Go through the listing below and list every line with "this".

(Stored items from a collection)

#####

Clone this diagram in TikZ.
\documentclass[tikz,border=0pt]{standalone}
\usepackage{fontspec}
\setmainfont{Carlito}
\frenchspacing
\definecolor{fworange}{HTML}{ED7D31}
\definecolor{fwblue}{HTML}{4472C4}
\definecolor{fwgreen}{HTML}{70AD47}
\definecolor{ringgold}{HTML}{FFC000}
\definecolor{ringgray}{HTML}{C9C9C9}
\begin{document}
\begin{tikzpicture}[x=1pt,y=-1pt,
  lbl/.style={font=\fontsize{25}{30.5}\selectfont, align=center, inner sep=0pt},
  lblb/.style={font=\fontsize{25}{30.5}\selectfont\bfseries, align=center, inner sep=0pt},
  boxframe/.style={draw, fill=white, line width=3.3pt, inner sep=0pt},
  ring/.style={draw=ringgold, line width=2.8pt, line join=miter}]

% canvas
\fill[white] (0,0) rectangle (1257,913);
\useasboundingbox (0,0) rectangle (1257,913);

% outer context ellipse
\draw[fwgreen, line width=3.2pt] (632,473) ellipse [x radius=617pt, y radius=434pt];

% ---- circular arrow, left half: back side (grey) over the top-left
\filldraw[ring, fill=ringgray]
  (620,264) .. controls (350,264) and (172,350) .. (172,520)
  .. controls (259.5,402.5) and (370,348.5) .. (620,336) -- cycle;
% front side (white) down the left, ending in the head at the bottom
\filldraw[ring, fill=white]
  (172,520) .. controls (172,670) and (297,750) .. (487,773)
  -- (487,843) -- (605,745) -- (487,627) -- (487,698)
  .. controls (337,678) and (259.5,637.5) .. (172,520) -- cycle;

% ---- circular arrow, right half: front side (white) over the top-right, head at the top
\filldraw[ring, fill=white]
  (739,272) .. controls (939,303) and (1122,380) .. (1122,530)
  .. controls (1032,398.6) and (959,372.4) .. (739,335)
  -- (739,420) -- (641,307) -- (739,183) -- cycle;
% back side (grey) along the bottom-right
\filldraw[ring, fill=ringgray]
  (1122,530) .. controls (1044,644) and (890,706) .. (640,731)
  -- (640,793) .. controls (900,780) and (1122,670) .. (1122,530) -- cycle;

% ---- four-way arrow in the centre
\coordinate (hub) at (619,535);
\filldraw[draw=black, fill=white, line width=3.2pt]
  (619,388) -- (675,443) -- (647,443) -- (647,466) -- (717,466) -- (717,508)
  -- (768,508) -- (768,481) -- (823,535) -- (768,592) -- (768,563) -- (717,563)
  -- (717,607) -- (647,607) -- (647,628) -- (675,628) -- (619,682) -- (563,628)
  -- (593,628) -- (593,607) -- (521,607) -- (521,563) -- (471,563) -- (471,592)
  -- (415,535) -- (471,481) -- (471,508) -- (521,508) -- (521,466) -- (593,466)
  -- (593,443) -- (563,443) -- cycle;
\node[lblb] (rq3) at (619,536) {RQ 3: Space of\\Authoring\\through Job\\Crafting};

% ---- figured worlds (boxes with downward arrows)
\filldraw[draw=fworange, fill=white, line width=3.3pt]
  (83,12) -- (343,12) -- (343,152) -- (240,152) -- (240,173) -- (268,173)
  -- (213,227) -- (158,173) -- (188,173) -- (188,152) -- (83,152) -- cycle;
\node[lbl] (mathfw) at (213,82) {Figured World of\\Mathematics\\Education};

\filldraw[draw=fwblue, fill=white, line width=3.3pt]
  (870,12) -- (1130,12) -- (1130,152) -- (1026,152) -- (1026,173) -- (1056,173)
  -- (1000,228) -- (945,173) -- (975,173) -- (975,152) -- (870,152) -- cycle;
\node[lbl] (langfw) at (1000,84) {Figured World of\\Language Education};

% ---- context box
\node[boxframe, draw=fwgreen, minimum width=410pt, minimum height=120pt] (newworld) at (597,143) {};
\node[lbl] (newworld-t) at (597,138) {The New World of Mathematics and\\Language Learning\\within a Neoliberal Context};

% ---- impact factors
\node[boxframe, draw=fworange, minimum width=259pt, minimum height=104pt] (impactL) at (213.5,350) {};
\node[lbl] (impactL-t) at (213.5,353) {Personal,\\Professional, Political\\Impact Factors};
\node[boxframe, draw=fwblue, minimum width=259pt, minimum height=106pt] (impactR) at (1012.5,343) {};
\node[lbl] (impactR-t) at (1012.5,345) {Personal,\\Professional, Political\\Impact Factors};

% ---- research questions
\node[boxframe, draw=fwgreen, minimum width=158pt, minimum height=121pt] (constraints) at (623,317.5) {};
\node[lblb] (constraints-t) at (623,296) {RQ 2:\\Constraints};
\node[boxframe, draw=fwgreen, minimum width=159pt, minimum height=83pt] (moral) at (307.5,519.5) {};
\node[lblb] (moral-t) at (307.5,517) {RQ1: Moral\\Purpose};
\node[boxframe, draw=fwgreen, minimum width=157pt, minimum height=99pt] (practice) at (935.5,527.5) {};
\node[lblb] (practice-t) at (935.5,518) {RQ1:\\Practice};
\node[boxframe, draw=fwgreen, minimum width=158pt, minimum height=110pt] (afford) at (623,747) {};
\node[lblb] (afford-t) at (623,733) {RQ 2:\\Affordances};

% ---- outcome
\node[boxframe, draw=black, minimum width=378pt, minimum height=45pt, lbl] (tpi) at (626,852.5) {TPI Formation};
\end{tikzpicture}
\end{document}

#####

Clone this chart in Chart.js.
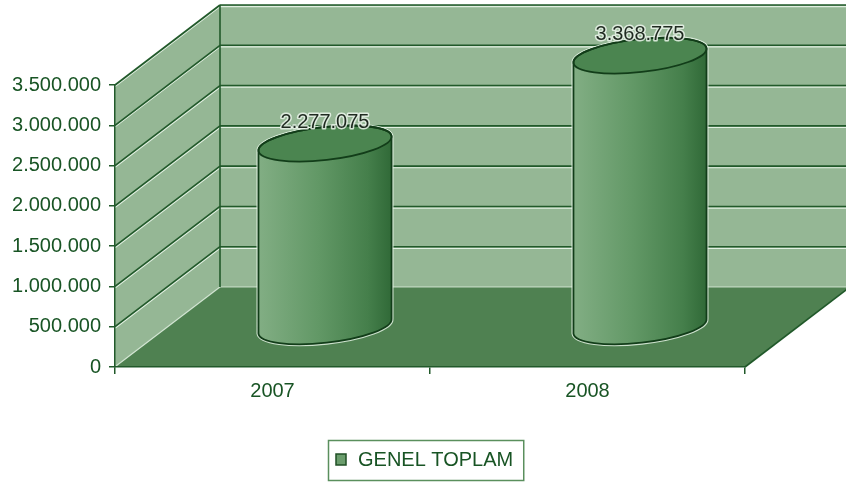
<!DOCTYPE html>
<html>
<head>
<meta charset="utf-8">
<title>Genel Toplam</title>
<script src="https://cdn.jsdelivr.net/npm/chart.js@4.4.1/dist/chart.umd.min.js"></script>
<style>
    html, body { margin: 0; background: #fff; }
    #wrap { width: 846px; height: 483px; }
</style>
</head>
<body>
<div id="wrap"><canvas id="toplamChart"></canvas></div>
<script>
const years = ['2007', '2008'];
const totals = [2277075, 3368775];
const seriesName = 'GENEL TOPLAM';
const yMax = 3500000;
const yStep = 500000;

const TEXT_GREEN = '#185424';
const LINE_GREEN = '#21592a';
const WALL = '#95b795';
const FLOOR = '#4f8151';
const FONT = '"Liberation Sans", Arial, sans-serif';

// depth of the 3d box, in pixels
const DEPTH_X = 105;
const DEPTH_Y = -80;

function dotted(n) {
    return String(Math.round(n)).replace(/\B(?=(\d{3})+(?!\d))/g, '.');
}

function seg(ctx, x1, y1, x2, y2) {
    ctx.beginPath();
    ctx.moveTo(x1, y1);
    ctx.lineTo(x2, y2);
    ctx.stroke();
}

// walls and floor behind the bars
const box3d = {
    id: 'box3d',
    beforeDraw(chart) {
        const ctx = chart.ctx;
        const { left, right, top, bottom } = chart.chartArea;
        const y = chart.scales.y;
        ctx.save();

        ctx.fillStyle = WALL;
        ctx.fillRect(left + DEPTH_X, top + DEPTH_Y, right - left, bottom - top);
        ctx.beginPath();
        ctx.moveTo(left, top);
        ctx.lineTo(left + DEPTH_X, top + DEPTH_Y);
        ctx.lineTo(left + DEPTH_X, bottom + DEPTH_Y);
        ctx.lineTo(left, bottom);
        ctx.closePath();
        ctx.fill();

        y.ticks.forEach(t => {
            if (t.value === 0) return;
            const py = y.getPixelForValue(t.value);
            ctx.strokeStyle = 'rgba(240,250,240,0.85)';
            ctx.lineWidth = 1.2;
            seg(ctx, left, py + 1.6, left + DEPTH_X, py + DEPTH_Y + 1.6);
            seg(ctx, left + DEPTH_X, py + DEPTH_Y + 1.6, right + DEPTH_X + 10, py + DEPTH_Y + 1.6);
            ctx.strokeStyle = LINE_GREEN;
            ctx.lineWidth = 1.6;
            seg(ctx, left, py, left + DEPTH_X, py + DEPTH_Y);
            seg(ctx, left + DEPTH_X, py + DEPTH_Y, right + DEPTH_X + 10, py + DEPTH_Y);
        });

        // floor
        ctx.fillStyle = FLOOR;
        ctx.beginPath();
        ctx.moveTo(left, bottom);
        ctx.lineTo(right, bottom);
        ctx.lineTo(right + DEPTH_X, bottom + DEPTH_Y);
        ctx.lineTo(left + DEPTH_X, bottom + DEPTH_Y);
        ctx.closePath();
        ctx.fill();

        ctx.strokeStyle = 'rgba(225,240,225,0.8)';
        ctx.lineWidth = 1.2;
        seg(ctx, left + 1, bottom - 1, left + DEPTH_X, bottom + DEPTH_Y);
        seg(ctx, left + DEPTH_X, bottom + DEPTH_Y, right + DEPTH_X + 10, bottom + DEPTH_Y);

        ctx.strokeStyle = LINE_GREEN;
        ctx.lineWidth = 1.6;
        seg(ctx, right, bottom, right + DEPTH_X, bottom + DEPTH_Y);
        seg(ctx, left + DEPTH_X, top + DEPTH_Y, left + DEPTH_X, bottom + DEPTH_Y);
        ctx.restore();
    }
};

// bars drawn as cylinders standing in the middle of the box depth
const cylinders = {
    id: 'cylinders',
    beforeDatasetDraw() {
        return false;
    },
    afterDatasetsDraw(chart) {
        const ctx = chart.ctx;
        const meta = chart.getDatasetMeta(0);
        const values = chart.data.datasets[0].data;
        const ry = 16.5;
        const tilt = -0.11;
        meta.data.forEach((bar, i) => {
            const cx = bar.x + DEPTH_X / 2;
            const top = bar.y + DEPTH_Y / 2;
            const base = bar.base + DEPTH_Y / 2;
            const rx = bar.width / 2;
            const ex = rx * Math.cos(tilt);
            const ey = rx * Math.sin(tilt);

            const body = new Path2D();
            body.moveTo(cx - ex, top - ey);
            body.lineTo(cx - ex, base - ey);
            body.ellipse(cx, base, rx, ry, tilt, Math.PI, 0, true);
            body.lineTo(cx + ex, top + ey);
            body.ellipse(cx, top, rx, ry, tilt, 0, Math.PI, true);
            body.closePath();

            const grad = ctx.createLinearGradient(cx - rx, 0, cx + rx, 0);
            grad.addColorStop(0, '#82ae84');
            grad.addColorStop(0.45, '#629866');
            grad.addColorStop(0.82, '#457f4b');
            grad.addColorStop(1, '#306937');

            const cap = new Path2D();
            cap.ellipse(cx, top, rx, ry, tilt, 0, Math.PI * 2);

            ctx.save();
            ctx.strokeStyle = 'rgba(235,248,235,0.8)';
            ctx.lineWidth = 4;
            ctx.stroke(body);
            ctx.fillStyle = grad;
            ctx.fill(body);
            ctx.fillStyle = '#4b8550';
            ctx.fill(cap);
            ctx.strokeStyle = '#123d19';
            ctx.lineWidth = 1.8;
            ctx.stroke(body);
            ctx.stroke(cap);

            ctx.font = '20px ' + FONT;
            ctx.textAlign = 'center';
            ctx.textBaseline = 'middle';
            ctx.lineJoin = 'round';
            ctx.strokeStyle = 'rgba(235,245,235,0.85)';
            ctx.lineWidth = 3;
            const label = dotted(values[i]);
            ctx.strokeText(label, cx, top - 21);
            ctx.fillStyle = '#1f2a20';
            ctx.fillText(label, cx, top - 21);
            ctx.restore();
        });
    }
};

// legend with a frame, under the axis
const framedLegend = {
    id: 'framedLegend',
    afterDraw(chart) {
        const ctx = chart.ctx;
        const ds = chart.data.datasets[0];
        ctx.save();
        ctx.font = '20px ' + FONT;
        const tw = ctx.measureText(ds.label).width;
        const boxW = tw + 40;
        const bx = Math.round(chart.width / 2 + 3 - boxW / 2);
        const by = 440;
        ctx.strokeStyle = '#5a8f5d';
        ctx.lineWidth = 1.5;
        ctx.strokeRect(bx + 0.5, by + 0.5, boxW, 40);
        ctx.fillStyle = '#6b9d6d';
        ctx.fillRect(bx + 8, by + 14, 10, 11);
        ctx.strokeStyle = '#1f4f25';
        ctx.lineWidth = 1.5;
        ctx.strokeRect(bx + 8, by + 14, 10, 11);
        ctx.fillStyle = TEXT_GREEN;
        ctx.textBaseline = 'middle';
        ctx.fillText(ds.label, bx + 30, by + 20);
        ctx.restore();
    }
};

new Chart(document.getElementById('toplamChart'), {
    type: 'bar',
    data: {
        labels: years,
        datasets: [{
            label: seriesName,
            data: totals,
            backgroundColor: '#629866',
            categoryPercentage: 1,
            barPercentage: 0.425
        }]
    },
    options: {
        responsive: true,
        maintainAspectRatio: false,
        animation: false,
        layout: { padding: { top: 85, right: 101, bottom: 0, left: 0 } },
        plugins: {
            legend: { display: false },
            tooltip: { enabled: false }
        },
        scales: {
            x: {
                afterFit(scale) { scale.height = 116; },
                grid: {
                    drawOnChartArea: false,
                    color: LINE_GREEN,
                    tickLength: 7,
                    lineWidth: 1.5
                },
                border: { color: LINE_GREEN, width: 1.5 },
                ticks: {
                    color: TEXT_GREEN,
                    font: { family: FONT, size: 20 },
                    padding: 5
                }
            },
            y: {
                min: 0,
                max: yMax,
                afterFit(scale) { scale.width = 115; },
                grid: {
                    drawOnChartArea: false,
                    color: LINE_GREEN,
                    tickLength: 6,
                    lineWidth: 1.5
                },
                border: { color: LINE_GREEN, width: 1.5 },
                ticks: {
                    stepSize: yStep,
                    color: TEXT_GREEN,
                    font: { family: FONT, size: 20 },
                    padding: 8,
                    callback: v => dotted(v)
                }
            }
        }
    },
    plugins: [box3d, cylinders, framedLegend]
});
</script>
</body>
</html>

#####

### EXPECTED OUTPUT:
Clone this diagram in TikZ.
Clone this chart in Chart.js.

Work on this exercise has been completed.